Data block:
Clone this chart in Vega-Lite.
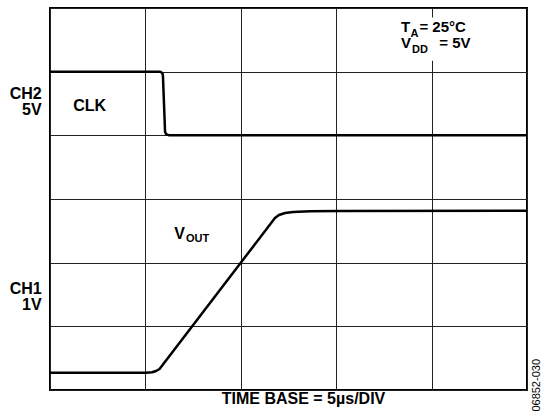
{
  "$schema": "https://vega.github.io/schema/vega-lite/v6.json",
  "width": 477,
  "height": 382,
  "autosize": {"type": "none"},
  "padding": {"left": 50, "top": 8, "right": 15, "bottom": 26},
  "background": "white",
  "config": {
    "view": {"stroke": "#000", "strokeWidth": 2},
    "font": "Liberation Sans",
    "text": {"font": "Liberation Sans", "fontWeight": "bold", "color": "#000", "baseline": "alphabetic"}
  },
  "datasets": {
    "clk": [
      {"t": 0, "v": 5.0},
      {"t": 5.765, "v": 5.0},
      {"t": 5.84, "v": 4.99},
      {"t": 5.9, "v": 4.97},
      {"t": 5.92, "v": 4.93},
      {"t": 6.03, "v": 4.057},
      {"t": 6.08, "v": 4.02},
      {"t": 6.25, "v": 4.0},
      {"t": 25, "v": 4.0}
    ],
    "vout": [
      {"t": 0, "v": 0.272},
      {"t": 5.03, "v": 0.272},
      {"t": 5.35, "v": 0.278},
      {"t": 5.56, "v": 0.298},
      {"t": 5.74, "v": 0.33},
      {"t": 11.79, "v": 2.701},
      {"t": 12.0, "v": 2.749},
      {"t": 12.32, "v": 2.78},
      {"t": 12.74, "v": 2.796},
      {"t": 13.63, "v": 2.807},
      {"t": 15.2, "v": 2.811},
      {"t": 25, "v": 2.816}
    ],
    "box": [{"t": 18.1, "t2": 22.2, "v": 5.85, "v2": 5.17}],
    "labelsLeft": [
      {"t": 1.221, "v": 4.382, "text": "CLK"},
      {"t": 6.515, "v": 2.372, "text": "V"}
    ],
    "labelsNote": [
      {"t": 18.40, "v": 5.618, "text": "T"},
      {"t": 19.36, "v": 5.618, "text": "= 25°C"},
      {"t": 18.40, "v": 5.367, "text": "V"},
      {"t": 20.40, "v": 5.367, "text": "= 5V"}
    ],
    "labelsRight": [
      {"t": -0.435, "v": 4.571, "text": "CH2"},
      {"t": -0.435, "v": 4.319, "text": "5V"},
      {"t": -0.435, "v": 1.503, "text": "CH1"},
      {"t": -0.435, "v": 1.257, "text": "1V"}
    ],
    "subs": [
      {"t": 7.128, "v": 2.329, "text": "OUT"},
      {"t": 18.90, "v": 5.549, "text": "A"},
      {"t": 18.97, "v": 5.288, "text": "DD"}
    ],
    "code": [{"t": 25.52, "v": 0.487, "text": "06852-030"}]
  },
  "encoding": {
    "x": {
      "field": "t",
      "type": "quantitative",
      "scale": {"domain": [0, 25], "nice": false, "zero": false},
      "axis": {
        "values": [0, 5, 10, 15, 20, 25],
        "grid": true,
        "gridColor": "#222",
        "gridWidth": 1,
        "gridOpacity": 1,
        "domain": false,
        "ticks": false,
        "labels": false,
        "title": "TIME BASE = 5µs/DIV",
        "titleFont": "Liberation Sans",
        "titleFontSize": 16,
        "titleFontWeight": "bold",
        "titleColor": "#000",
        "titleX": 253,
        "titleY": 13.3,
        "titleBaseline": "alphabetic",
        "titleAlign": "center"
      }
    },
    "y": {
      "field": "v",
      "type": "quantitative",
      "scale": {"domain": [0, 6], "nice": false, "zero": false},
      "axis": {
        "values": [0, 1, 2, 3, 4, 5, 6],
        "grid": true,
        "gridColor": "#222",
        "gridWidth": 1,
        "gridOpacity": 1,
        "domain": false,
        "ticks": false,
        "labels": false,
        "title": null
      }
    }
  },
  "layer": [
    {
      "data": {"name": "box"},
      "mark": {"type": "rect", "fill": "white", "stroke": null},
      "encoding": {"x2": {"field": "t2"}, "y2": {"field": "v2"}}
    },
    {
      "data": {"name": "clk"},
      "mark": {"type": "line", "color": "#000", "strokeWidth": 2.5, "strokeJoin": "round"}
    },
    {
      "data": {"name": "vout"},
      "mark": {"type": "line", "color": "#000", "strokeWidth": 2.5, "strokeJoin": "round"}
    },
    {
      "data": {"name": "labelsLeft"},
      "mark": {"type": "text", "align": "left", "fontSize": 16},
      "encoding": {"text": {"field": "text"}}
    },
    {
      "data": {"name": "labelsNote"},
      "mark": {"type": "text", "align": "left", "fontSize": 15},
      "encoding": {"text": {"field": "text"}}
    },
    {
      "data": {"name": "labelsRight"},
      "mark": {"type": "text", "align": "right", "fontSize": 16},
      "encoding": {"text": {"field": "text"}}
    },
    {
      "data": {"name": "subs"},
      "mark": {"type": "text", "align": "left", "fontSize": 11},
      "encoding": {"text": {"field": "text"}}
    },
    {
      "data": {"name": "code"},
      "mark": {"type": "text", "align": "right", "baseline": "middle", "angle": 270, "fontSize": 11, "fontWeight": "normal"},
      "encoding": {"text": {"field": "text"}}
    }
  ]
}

Aim of the task: All of the lines above should be retyped precisely, apart from the pictures.

Solution for this exercise:
Clone this chart in Vega-Lite.
{
  "$schema": "https://vega.github.io/schema/vega-lite/v6.json",
  "width": 477,
  "height": 382,
  "autosize": {"type": "none"},
  "padding": {"left": 50, "top": 8, "right": 15, "bottom": 26},
  "background": "white",
  "config": {
    "view": {"stroke": "#000", "strokeWidth": 2},
    "font": "Liberation Sans",
    "text": {"font": "Liberation Sans", "fontWeight": "bold", "color": "#000", "baseline": "alphabetic"}
  },
  "datasets": {
    "clk": [
      {"t": 0, "v": 5.0},
      {"t": 5.765, "v": 5.0},
      {"t": 5.84, "v": 4.99},
      {"t": 5.9, "v": 4.97},
      {"t": 5.92, "v": 4.93},
      {"t": 6.03, "v": 4.057},
      {"t": 6.08, "v": 4.02},
      {"t": 6.25, "v": 4.0},
      {"t": 25, "v": 4.0}
    ],
    "vout": [
      {"t": 0, "v": 0.272},
      {"t": 5.03, "v": 0.272},
      {"t": 5.35, "v": 0.278},
      {"t": 5.56, "v": 0.298},
      {"t": 5.74, "v": 0.33},
      {"t": 11.79, "v": 2.701},
      {"t": 12.0, "v": 2.749},
      {"t": 12.32, "v": 2.78},
      {"t": 12.74, "v": 2.796},
      {"t": 13.63, "v": 2.807},
      {"t": 15.2, "v": 2.811},
      {"t": 25, "v": 2.816}
    ],
    "box": [{"t": 18.1, "t2": 22.2, "v": 5.85, "v2": 5.17}],
    "labelsLeft": [
      {"t": 1.221, "v": 4.382, "text": "CLK"},
      {"t": 6.515, "v": 2.372, "text": "V"}
    ],
    "labelsNote": [
      {"t": 18.40, "v": 5.618, "text": "T"},
      {"t": 19.36, "v": 5.618, "text": "= 25°C"},
      {"t": 18.40, "v": 5.367, "text": "V"},
      {"t": 20.40, "v": 5.367, "text": "= 5V"}
    ],
    "labelsRight": [
      {"t": -0.435, "v": 4.571, "text": "CH2"},
      {"t": -0.435, "v": 4.319, "text": "5V"},
      {"t": -0.435, "v": 1.503, "text": "CH1"},
      {"t": -0.435, "v": 1.257, "text": "1V"}
    ],
    "subs": [
      {"t": 7.128, "v": 2.329, "text": "OUT"},
      {"t": 18.90, "v": 5.549, "text": "A"},
      {"t": 18.97, "v": 5.288, "text": "DD"}
    ],
    "code": [{"t": 25.52, "v": 0.487, "text": "06852-030"}]
  },
  "encoding": {
    "x": {
      "field": "t",
      "type": "quantitative",
      "scale": {"domain": [0, 25], "nice": false, "zero": false},
      "axis": {
        "values": [0, 5, 10, 15, 20, 25],
        "grid": true,
        "gridColor": "#222",
        "gridWidth": 1,
        "gridOpacity": 1,
        "domain": false,
        "ticks": false,
        "labels": false,
        "title": "TIME BASE = 5µs/DIV",
        "titleFont": "Liberation Sans",
        "titleFontSize": 16,
        "titleFontWeight": "bold",
        "titleColor": "#000",
        "titleX": 253,
        "titleY": 13.3,
        "titleBaseline": "alphabetic",
        "titleAlign": "center"
      }
    },
    "y": {
      "field": "v",
      "type": "quantitative",
      "scale": {"domain": [0, 6], "nice": false, "zero": false},
      "axis": {
        "values": [0, 1, 2, 3, 4, 5, 6],
        "grid": true,
        "gridColor": "#222",
        "gridWidth": 1,
        "gridOpacity": 1,
        "domain": false,
        "ticks": false,
        "labels": false,
        "title": null
      }
    }
  },
  "layer": [
    {
      "data": {"name": "box"},
      "mark": {"type": "rect", "fill": "white", "stroke": null},
      "encoding": {"x2": {"field": "t2"}, "y2": {"field": "v2"}}
    },
    {
      "data": {"name": "clk"},
      "mark": {"type": "line", "color": "#000", "strokeWidth": 2.5, "strokeJoin": "round"}
    },
    {
      "data": {"name": "vout"},
      "mark": {"type": "line", "color": "#000", "strokeWidth": 2.5, "strokeJoin": "round"}
    },
    {
      "data": {"name": "labelsLeft"},
      "mark": {"type": "text", "align": "left", "fontSize": 16},
      "encoding": {"text": {"field": "text"}}
    },
    {
      "data": {"name": "labelsNote"},
      "mark": {"type": "text", "align": "left", "fontSize": 15},
      "encoding": {"text": {"field": "text"}}
    },
    {
      "data": {"name": "labelsRight"},
      "mark": {"type": "text", "align": "right", "fontSize": 16},
      "encoding": {"text": {"field": "text"}}
    },
    {
      "data": {"name": "subs"},
      "mark": {"type": "text", "align": "left", "fontSize": 11},
      "encoding": {"text": {"field": "text"}}
    },
    {
      "data": {"name": "code"},
      "mark": {"type": "text", "align": "right", "baseline": "middle", "angle": 270, "fontSize": 11, "fontWeight": "normal"},
      "encoding": {"text": {"field": "text"}}
    }
  ]
}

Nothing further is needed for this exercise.